The Board of Immigration Appeals, the U.S.’s highest immigration panel, oversaw the appeals case and upheld a deportation order for Carlos Eugenio Vides Casanova, 81, on Wednesday. The case marks a significant precedent for high-ranking foreign officers to be removed from the U.S. on account of human rights abuses.

Vides Casanova, who was also formerly head of El Salvador’s National Guard, had been trying to overturn a 2012 deportation order from a Florida immigration judge. Although he legally immigrated to Florida and 1989 and was granted permanent residency, the U.S. passed a law in 2004 that allowed the government to deport U.S. residents if they had committed human rights atrocities prior to arriving in the country.

The Florida deportation order was based on that law. The judge ruled that Vides Casanova could be removed from the U.S. based on his role in six human-rights abuse cases, one of which included the abduction, rape and shootings of four American churchwomen by National Guard soldiers in 1980, which occurred under his watch as head of the guard. The deportation order also pointed to extrajudicial killings and torture committed by the guard under Vides Casanova’s command.

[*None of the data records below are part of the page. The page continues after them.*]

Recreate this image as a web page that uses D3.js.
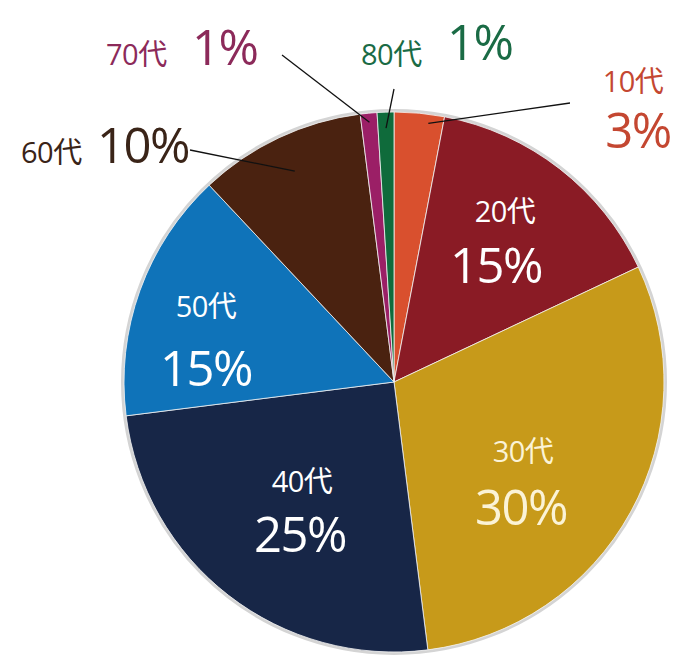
<!DOCTYPE html>
<html>
<head>
<meta charset="utf-8">
<script src="https://cdn.jsdelivr.net/npm/d3@7"></script>
<style>
  body { margin: 0; background: #fff; }
  text { font-family: "Open Sans", "Noto Sans CJK JP", sans-serif; }
</style>
</head>
<body>
<div id="chart"></div>
<script>
// data: age groups and their share (%)
var categories = ["10代", "20代", "30代", "40代", "50代", "60代", "70代", "80代"];
var values = [3, 15, 30, 25, 15, 10, 1, 1];
var percentLabels = ["3%", "15%", "30%", "25%", "15%", "10%", "1%", "1%"];

var sliceColors = ["#d9502e", "#8a1b25", "#c79a1a", "#172647", "#0f73b9", "#4a2210", "#9b1f66", "#0f6b3b"];

var width = 693, height = 671;
var cx = 394, cy = 382, radius = 270;

// hand placed labels (layout only)
// inside ones: [x of small label, baseline, x of big label, baseline]
var insideLabels = {
    "20代": [505, 222, 496, 283],
    "30代": [523, 462, 521, 525],
    "40代": [302, 492, 300, 552],
    "50代": [206, 317, 206, 386]
};
// outside ones: label positions + leader line end
var outsideLabels = {
    "10代": {anchor: "middle", small: [633, 92], big: [638, 148], color: "#c44731", line: [570, 103], r: 261},
    "80代": {anchor: "start", small: [361, 65], big: [447, 60], color: "#1a6b45", line: [394, 89], r: 254},
    "70代": {anchor: "start", small: [106, 65], big: [192, 65], color: "#8c2a5a", line: [282, 55], r: 261},
    "60代": {anchor: "start", small: [21, 163], big: [97, 163], color: "#3a2418", line: [190, 150], r: 233}
};

var svg = d3.select("#chart").append("svg")
    .attr("width", width)
    .attr("height", height);

var g = svg.append("g")
    .attr("transform", "translate(" + cx + "," + cy + ")");

var pie = d3.pie().sort(null).value(function(d) { return d; });
var arcs = pie(values);

var arc = d3.arc().innerRadius(0).outerRadius(radius);

// soft grey rim around the pie
g.append("circle")
    .attr("r", radius + 1.5)
    .attr("fill", "none")
    .attr("stroke", "#d4d4d4")
    .attr("stroke-width", 3);

g.selectAll(".slice")
    .data(arcs)
    .enter()
    .append("path")
    .attr("class", "slice")
    .attr("d", arc)
    .attr("fill", function(d, i) { return sliceColors[i]; })
    .attr("stroke", "#f2f2f2")
    .attr("stroke-width", 0.8);

function addText(x, y, anchor, size, color, str) {
    svg.append("text")
        .attr("x", x).attr("y", y)
        .attr("text-anchor", anchor)
        .style("font-size", size + "px")
        .style("letter-spacing", size > 40 ? "-1.5px" : "-0.5px")
        .attr("fill", color)
        .text(str);
}

// labels inside the bigger slices
arcs.forEach(function(d, i) {
    var name = categories[i];
    var pos = insideLabels[name];
    if (!pos) return;
    var fill = name == "30代" ? "#fbf3d6" : "#fff";
    addText(pos[0], pos[1], "middle", 29, fill, name);
    addText(pos[2], pos[3], "middle", 49, fill, percentLabels[i]);
});

// labels outside with leader lines
arcs.forEach(function(d, i) {
    var name = categories[i];
    var o = outsideLabels[name];
    if (!o) return;
    var mid = (d.startAngle + d.endAngle) / 2;
    if (name == "10代") mid = d.startAngle + (d.endAngle - d.startAngle) * 0.7;
    var px = cx + Math.sin(mid) * o.r;
    var py = cy - Math.cos(mid) * o.r;

    svg.append("line")
        .attr("x1", px).attr("y1", py)
        .attr("x2", o.line[0]).attr("y2", o.line[1])
        .attr("stroke", "#111")
        .attr("stroke-width", 1.3);

    addText(o.small[0], o.small[1], o.anchor, 29, o.color, name);
    addText(o.big[0], o.big[1], o.anchor, 49, o.color, percentLabels[i]);
});
</script>
</body>
</html>
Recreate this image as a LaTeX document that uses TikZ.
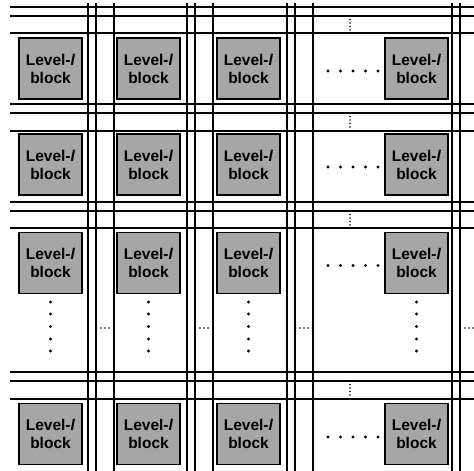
\documentclass[tikz,border=0pt]{standalone}
\usepackage{fontspec}
\newfontfamily\blockfont{Liberation Sans}
\usepackage{tikz}

\begin{document}
\begin{tikzpicture}[x=1pt, y=-1pt, block/.style={draw, line width=1.3pt, fill=black!35, align=center, inner sep=0pt, minimum width=63pt, minimum height=61pt, font=\blockfont\bfseries\fontsize{15.5}{18}\selectfont}, wire/.style={line width=1.3pt}, bigdot/.style={fill=black}, tinydot/.style={fill=black}]
\useasboundingbox (0,0) rectangle (474,471);
% horizontal buses
\foreach \y in {7,16,33,104,113,131,202,211,228,372,381,399}
  \draw[wire] (10,\y) -- (474,\y);
% vertical buses
\foreach \x in {88,96,114,187,195,213,287,295,313,452,460}
  \draw[wire] (\x,3) -- (\x,471);
% blocks
\node[block] (b11) at (50.5,68.5) {Level-\textit{l}\\block};
\node[block] (b12) at (148.5,68.5) {Level-\textit{l}\\block};
\node[block] (b13) at (248.5,68.5) {Level-\textit{l}\\block};
\node[block] (b14) at (416.5,68.5) {Level-\textit{l}\\block};
\node[block] (b21) at (50.5,164.5) {Level-\textit{l}\\block};
\node[block] (b22) at (148.5,164.5) {Level-\textit{l}\\block};
\node[block] (b23) at (248.5,164.5) {Level-\textit{l}\\block};
\node[block] (b24) at (416.5,164.5) {Level-\textit{l}\\block};
\node[block] (b31) at (50.5,263) {Level-\textit{l}\\block};
\node[block] (b32) at (148.5,263) {Level-\textit{l}\\block};
\node[block] (b33) at (248.5,263) {Level-\textit{l}\\block};
\node[block] (b34) at (416.5,263) {Level-\textit{l}\\block};
\node[block] (b41) at (50.5,434) {Level-\textit{l}\\block};
\node[block] (b42) at (148.5,434) {Level-\textit{l}\\block};
\node[block] (b43) at (248.5,434) {Level-\textit{l}\\block};
\node[block] (b44) at (416.5,434) {Level-\textit{l}\\block};
% dots between rows and columns
\foreach \x in {50.5,148.5,248.5,416.5}
  \foreach \y in {302,314,326.5,339,351}
    \fill[bigdot] (\x,\y) circle (1.6pt);
\foreach \y in {71,167,265.5,437}
  \foreach \x in {328,340.5,353,365.5,378}
    \fill[bigdot] (\x,\y) circle (1.6pt);
\foreach \y in {16,113,211,381}
  \foreach \d in {3.5,7,10.5,14}
    \fill[tinydot] (350,\y+\d) circle (0.85pt);
\foreach \x in {96,195,295,460}
  \foreach \d in {5,9,13}
    \fill[tinydot] (\x+\d,328) circle (0.85pt);
\end{tikzpicture}
\end{document}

Vides Casanova’s lawyer had argued that the former defense minister was upholding U.S. policy when he oversaw the killings, noting that the U.S. backed El Salvador’s government during the civil war.

Before the deportation proceedings began, Vides Casanova was cleared of wrongdoing in a lawsuit over the 1980 churchwomen killings. But in a separate lawsuit in 2006, he and Jose Guillermo Garcia, another former defense minister for El Salvador, were ordered to pay $54 million in damages to three Salvadoran plaintiffs who were tortured during the civil war.

Vides Casanova can still take his case to a federal court. But if he eventually returns to El Salvador, it’s not clear where his fate lies. El Salvador’s Supreme Court is reviewing a case that could potentially overturn Vides Casanova’s prosecutorial immunity, which was granted in 1993. It’s also asked the attorney general’s office to reopen an investigation into a massacre perpetrated by military officers in 1981, which could open a pathway for legal action against Vides Casanova in his home country.